Today, a cookery book usually has a photo every other page. It opens with the obligatory lecture on local produce, and more often than not we are introduced to the author's close personal friend the kipper smoker/pork butcher/asparagus grower. Add in plenty of white paper on each page's arty layout, and as little as a quarter of the book will be actually recipes. This book is all gist. The opening section is useful stuff on kitchen equipment and safe storing times for leftovers. At the back, as well as an index, there is a chart to help you find the relevant recipes for the leftovers you have ready. In between are hundreds of useful recipes.
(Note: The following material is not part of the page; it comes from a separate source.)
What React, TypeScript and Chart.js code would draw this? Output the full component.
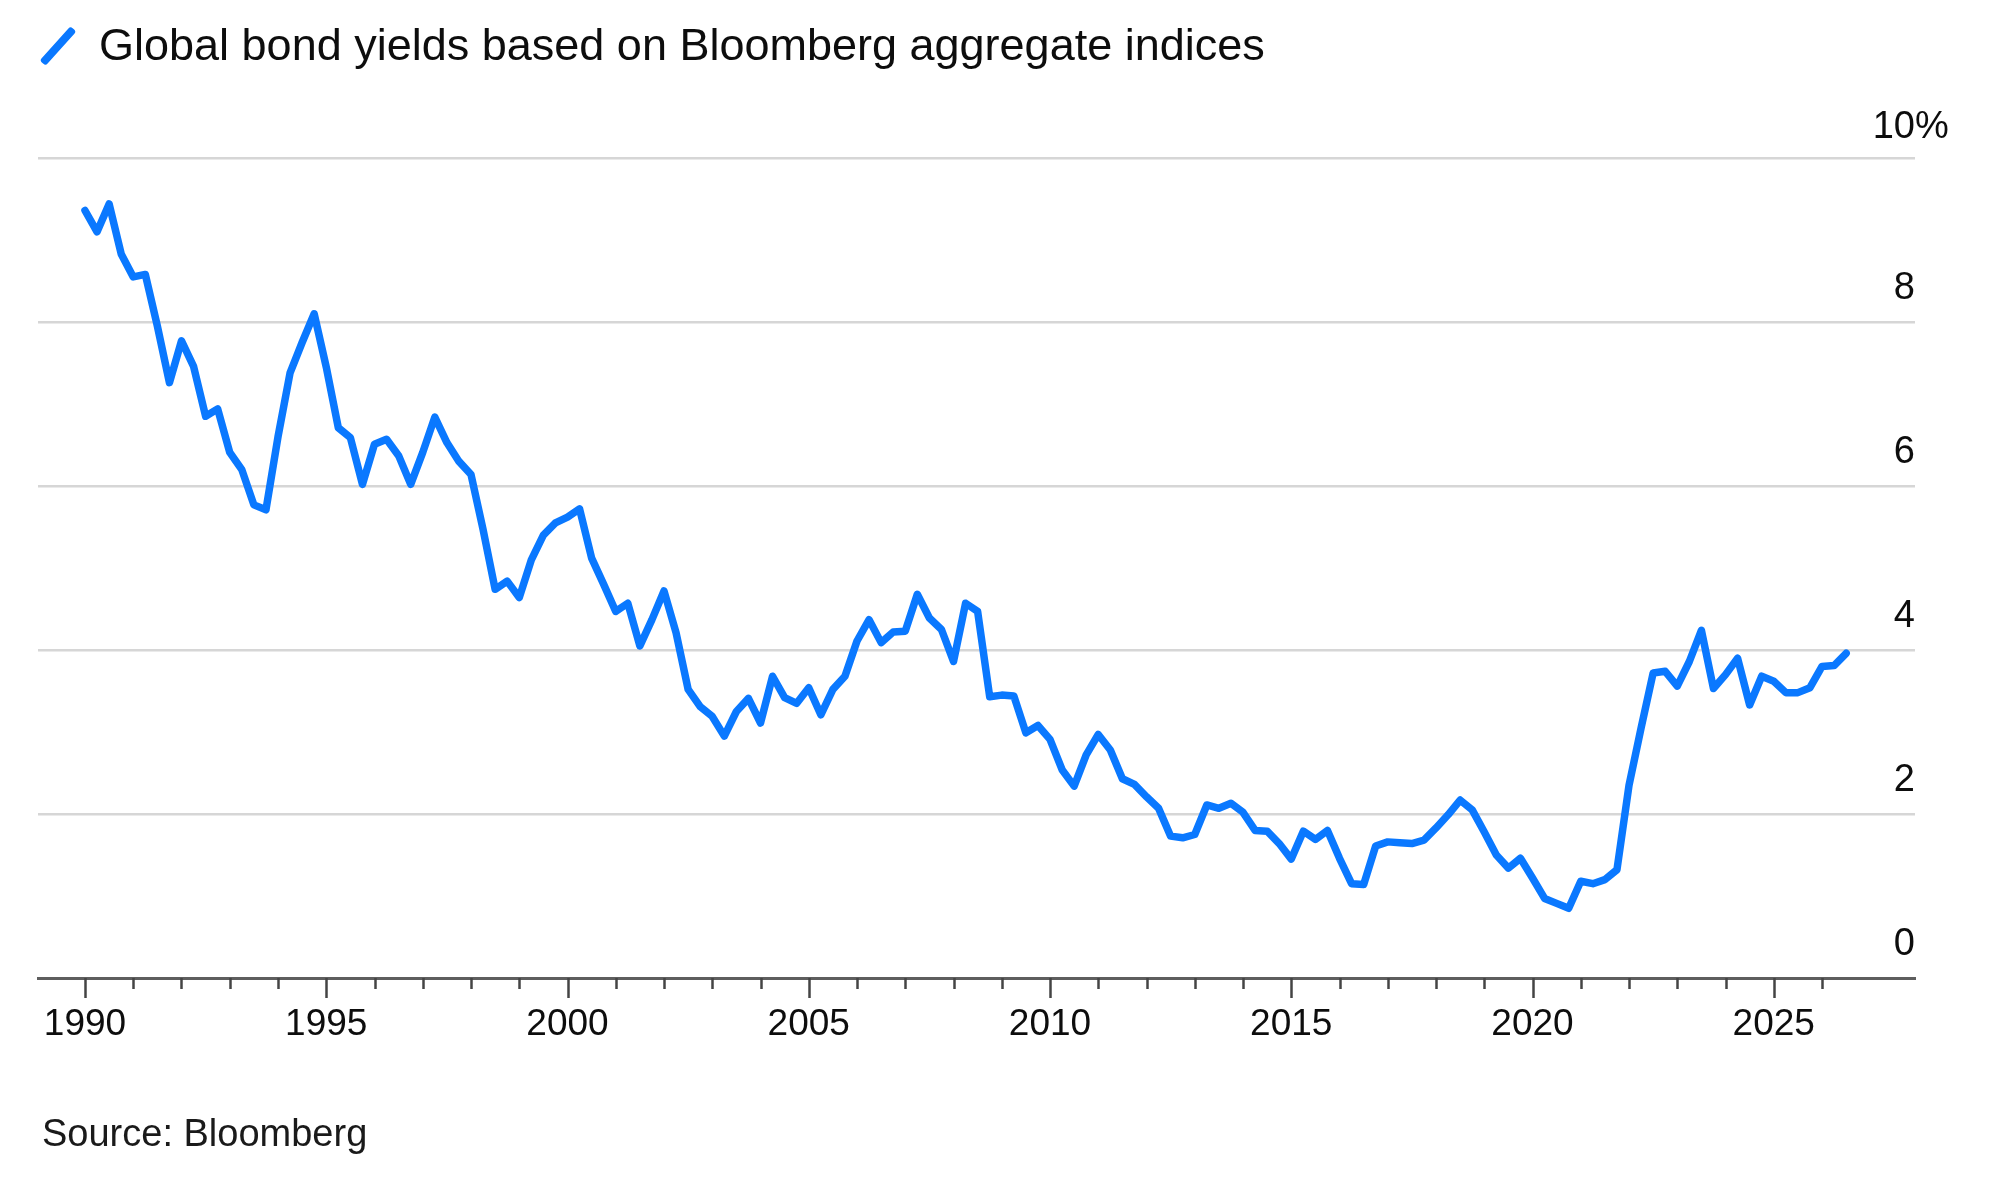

There are no pictures, but older readers will readily conjure up in their mind's eye vintage photos of dish after dish served in a ring of rice, topped with mashed potatoes, or garnished with "strips of green pepper blanched for 2 minutes in boiling water". However, if one looks at the recipe with an unjaundiced eye, it is easy to see how the same dish could be served in a modern, zappy way and appeal to more sophisticated 21st century tastes. There is a little too much reliance on smothering things with sauce, but even here the cook can adapt.
This book will earn its keep with anyone who entertains a lot, or who has a fussy family who make portion control tricky. There are suggestions for every type of leftover, from cold fish to stale bread. As the recipes are very well written, one needs imagination, not cooking expertise, to get the best from them.